This will probably get deleted. This is "uncaduncad" from the Motifator site. Haven't been on in years!!! Just thought I'd drop a note to say, thank you for finally giving FM it's proper day! I always wanted the AWM2/FM combo and have achieved that with the PLG150-dx. However, this... I think you can look back in the forums to us begging for something like this.
On a side note: I watched a video of Dave Smith saying there wasn't a market for FM... Nothing further from the truth. He actually said people were too stupid to program keyboards, yada yada yada... He's been hanging with too many guitar players with keyboards. LOL
The pads... Sweet Lord, the sounds that should come from this thing. I can't wait to get my hands on this...
David H
Hi David,
Thanks for your kind words and interest. There has been great fear and the urban legend that FM is hard to use... My career in the Musical Instrument industry has been greatly influenced by FM synthesis, so I've had a ringside seat, if you will with this "hard to use" reputation.
It was 1983, a lot of things were NEW. Computers were new, and at that time not everywhere -as they are now. Among the list of firsts that the DX7 brought were: it was an early adopter of MIDI, it introduced the words "digital" and "synthesizer" to the same sentence, it has a (gulp) BIG screen... For the first time you were looking in a screen with information in it!
This was huge. Previous to this, look at any keyboard, there is no screen. There are no menus, there is no navigating a menu list... All of this was new, brand new. If you weren't there it maybe difficult to imagine. Out of ten people I showed it to 8 or 9 were seeing navigation through a menu driven architecture for the very first time. 10 out of 10 were seeing for the first time on a musical instrument.
That (and the math) is what made FM "hard" to use. I was a musician that learned audio engineering... So I lost my fear of the math in the decade just before the DX7(FM)... So the musical mathematics was right on point for me. But not until I meet some of the good folks at and associated with Yamaha did the lights really come on. Knowing the math behind the Frequency Modulation technology is very much akin to knowing musical theory.
While it can help you - the important point is, it can't hurt you!
You can play perfectly fine without any background in musical theory. Some folks play without any musical theory in their background, and play at an extremely high level of competence.

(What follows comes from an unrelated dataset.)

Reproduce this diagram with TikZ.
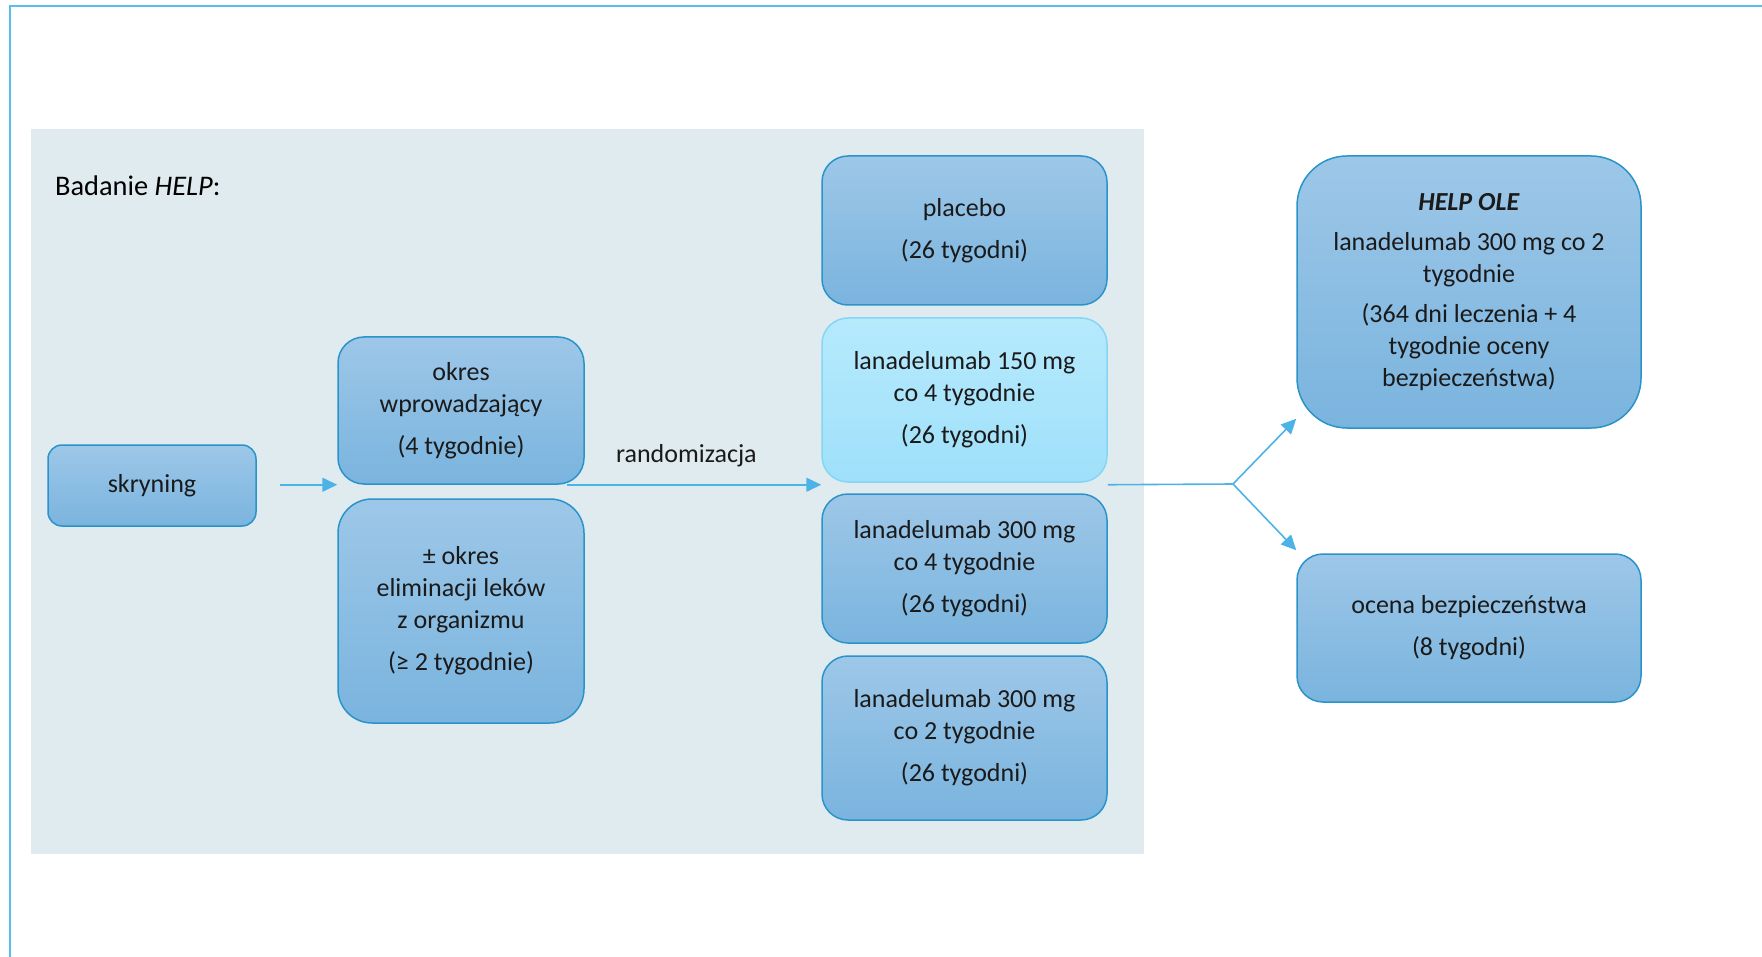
\documentclass[tikz,border=0pt]{standalone}
\usepackage{fontspec}
\setmainfont{Carlito}
\usetikzlibrary{arrows.meta}
\definecolor{ramka}{HTML}{5BBDEA}
\definecolor{tlo}{HTML}{E0EBF0}
\definecolor{gora}{HTML}{9DC7E8}
\definecolor{dol}{HTML}{7AB4DE}
\definecolor{obrys}{HTML}{2A93C9}
\definecolor{jasnygora}{HTML}{B6EAFD}
\definecolor{jasnydol}{HTML}{9FE0FA}
\definecolor{jasnyobrys}{HTML}{85D5F5}
\definecolor{strzalka}{HTML}{4DB3E6}
\definecolor{tekst}{HTML}{1A1A1A}

\tikzset{
  etap/.style={draw=obrys, line width=0.75pt, rounded corners=13pt,
    top color=gora, bottom color=dol, align=center, text=tekst,
    font=\fontsize{13}{16}\selectfont, inner sep=2pt},
  jasny/.style={etap, draw=jasnyobrys, top color=jasnygora, bottom color=jasnydol},
  linia/.style={draw=strzalka, line width=0.8pt},
  strz/.style={linia, -{Triangle[length=7.5pt,width=7pt]}}
}

\begin{document}
\begin{tikzpicture}[x=0.5pt,y=-0.5pt]
				\useasboundingbox (0,0) rectangle (1762,957);
				\draw[ramka, line width=1pt] (10,957) -- (10,6) -- (1762,6);
				\fill[tlo] (31,129) rectangle (1144,854);
				\node[anchor=west, font=\fontsize{14.2}{17}\selectfont] (tytul) at (48,186) {Badanie \textit{HELP}:};
				% lewa strona
				\node[etap, rounded corners=7pt, minimum width=104pt, minimum height=40.5pt] (skryning) at (152,485.5) {skryning};
				\node[etap, minimum width=123pt, minimum height=73.5pt] (okres) at (461,410.5) {okres\\wprowadzający\\[4.8pt](4 tygodnie)};
				\node[etap, rounded corners=17pt, minimum width=123pt, minimum height=112pt] (elim) at (461,611) {± okres\\eliminacji leków\\z organizmu\\[4.8pt](≥ 2 tygodnie)};
				% ramiona badania
				\node[etap, minimum width=142.5pt, minimum height=74.5pt] (placebo) at (964.5,230.5) {placebo\\[4.8pt](26 tygodni)};
				\node[jasny, minimum width=142.5pt, minimum height=82pt] (lana150) at (964.5,400) {lanadelumab 150 mg\\co 4 tygodnie\\[4.8pt](26 tygodni)};
				\node[etap, minimum width=142.5pt, minimum height=74.5pt] (lana300a) at (964.5,568.5) {lanadelumab 300 mg\\co 4 tygodnie\\[4.8pt](26 tygodni)};
				\node[etap, minimum width=142.5pt, minimum height=82pt] (lana300b) at (964.5,738) {lanadelumab 300 mg\\co 2 tygodnie\\[4.8pt](26 tygodni)};
				% po badaniu
				\node[etap, rounded corners=25pt, minimum width=172pt, minimum height=136pt] (ole) at (1469,292) {\textbf{\textit{HELP OLE}}\\[4pt]lanadelumab 300 mg co 2\\tygodnie\\[4pt](364 dni leczenia + 4\\tygodnie oceny\\bezpieczeństwa)};
				\node[etap, minimum width=172pt, minimum height=74pt] (ocena) at (1469,628) {ocena bezpieczeństwa\\[4.8pt](8 tygodni)};
				% strzalki
				\coordinate (rozwidlenie) at (1233,484);
				\draw[strz] ([xshift=11.5pt]skryning.east |- okres.south west) -- (okres.south west);
				\draw[strz] ([xshift=-9pt]okres.south east) -- node[pos=0.47, above=5pt, font=\fontsize{13}{16}\selectfont, text=tekst] {randomizacja} (okres.south east -| lana150.west);
				\draw[linia] (lana150.east |- okres.south east) -- (rozwidlenie);
				\draw[strz] (rozwidlenie) -- ([yshift=5pt]ole.south west);
				\draw[strz] (rozwidlenie) -- ([yshift=1.5pt]ocena.north west);
			\end{tikzpicture}
\end{document}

It is not necessary to be schooled to be a great player (but it can't hurt either).
Programming FM can be done on an intuitive level... What this means is, if you have good ears and a basic understanding of the building blocks and how they connect and interact, programming is purely your ability to "hear" and adjust/shape the sonic results.
This time around, the menus, interacting with data in a screen, is, literally, child's play. Kids nowadays could walk up to a 1983 DX7 and navigate it better than a grown person could in 1983! ...so common are menu driven systems, now. The mathematics of music can help you understand why you are hearing a certain result from your oscillators, but it is still your ear (your taste) that decides what you create!
Bottom line: we too, are excited to reintroduce FM, and particularly, DX-style FM back into the creative workspace! While from a practical/historic point of view Dave Smith's point of view is on point in this discussion. For far too long, the fear of FM stems from the fear of learning anything new.
In an analog synth, you can be successful... (And trust me, the key feature that made analog synths take off was the preset) for all their creative power, recalling it on stage was the bottom line. Everyone remembers Keith Emerson on stage with multiple MiniMoogs... The average keyboardist couldn't afford to do this but we all knew why... One was setup for each different "patch" he needed. But you can be a successful programmer completely intuitively with an analog synth... once you recall or setup a preset... You move a knob, if it improves the sound you keep doing it, if it "breaks" the sound - you put it back!
🙂
You really don't need to know what PMD stands for... But of, course, if you take the time to learn what it is, the knowledge can't hurt you, you simply can get to the "finished program" more efficiently!
Those who understand the terminology of synthesis... Even if it's only on the analog side of things, you can quickly fill in the background of FM synthesis.
_ If they only know: there is a switch that selects a SAWTOOTH wave on their analog synth
You can teach them how to "construct" the same wave on the FM synth... And the tweak heads will love that you actually "construct" from a sonic viewpoint, the source wave. You have continuous control over the timbre of that source wave. Not just a single Sawtooth, or a Sawtooth Up/Sawtooth Down selection, (like it or lump it) but with FM-X an array of continuously variable timbres that are in the sawtooth family, by contrast.
Then once they understand how to construct a square wave (pulse family)... they are on their way!
Using any basic knowledge of synthesis will help make FM extremely DOABLE for more folks this time around!
Thanks for the post, uncaduncad!
My first synth was the DX100 so it was all I knew about synthesis in '86/'87 or so... Been hooked ever since! Thanks for the reply!!!
Definitely an exciting time for keyboard players! Hardware is alive and well!